Seorang karyawan penukaran uang asing menghitung dollar di kawasan Bandara Soekarno-Hatta, Tangerang, (27/11). Meskipun Indeks Harga Saham Gabungan (IHSG) mengalami penguatan tetapi rupiah masih saja melemah Rp.12.195 per dolar AS. TEMPO/Dimas Aryo
TEMPO.CO, Jakarta - Sentimen global yang variatif dan hasrat pelaku pasar yang ingin tetap mengoleksi dolar kembali menekan kurs rupiah.
Di transaksi pasar uang hingga pukul 12.00 WIB, rupiah kembali melemah 14 poin (0,11 persen) ke level 12.870 per dolar AS. Rupiah melemah bersama-sama dengan mata uang regional Asia lainnya.
Analis kuantitatif dari PT Bank Mandiri Tbk, Reny Eka Putri, mengatakan penguatan rupiah pada perdagangan kemarin lebih dipicu oleh pelemahan indeks dolar terhadap mata uang dunia. "Pernyataan gubernur bank sentral Amerika Serikat (The Fed) Janet Yellen yang tidak akan terburu-buru menaikkan suku bunga membuat dolar sedikit tertekan."
Namun demikian, ternyata sentimen positif dari pernyataan Yellen hanya bersifat sementara. Sebab, investor global masih menunggu kabar terbaru dari reformasi anggaran yang dilakukan pemerintah Yunani setelah disetujuinya dana talangan. "Situasi pasar yang belum kondusif membuat investor belum rela melepas pundi-pundi dolarnya," kata dia.
Selain itu, menjelang akhir bulan kebutuhan dolar korporasi akan melonjak dan berpeluang melemahkan kurs rupiah. Pemangkasan suku bunga yang dilakukan oleh Bank Indonesia turut memberi sedikit tekanan terhadap rupiah. Tetapi pemangkasan sebesar 25 basis point tersebut tidak perlu dikhawatirkan karena masih sesuai dengan target inflasi di kisaran 4,5-6,5 persen.

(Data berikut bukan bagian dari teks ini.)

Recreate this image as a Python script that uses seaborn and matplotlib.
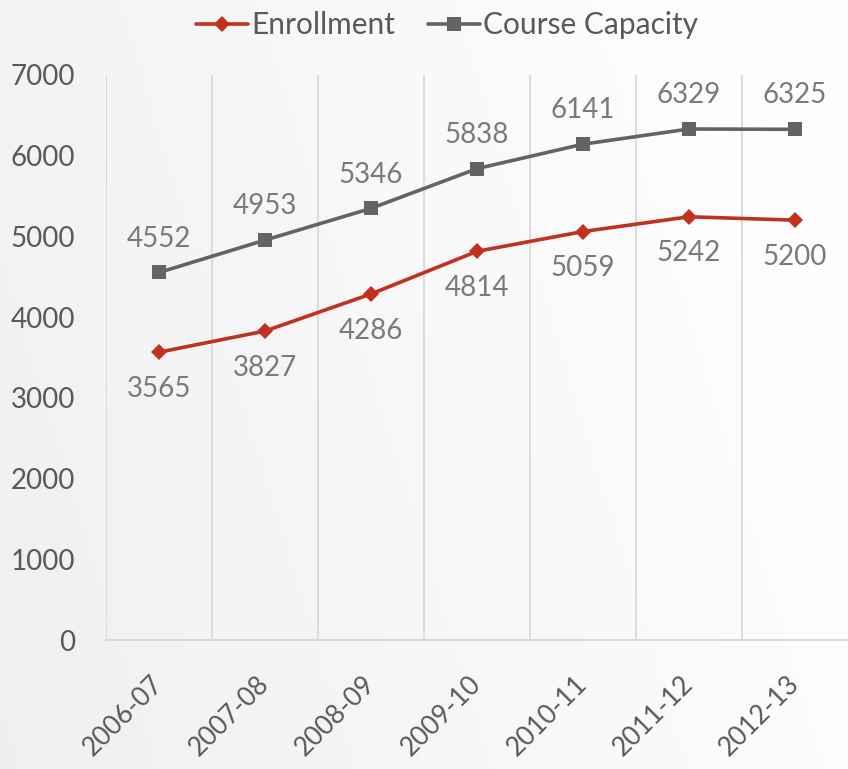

Reny memperkirakan, suku bunga masih ada potensi dipangkas lagi sebanyak 25 basis point seiring penundaan kenaikan bunga The Fed, musim panen bulan Maret-April, dan keinginan pemerintah untuk menggenjot pertumbuhan. Tapi BI tetap akan memantau dampaknya terhadap stabilitas rupiah.
"Untuk hari ini, rupiah diperkirakan bergerak melemah di kisaran 12.845-12.980 per dolar AS," tutupnya.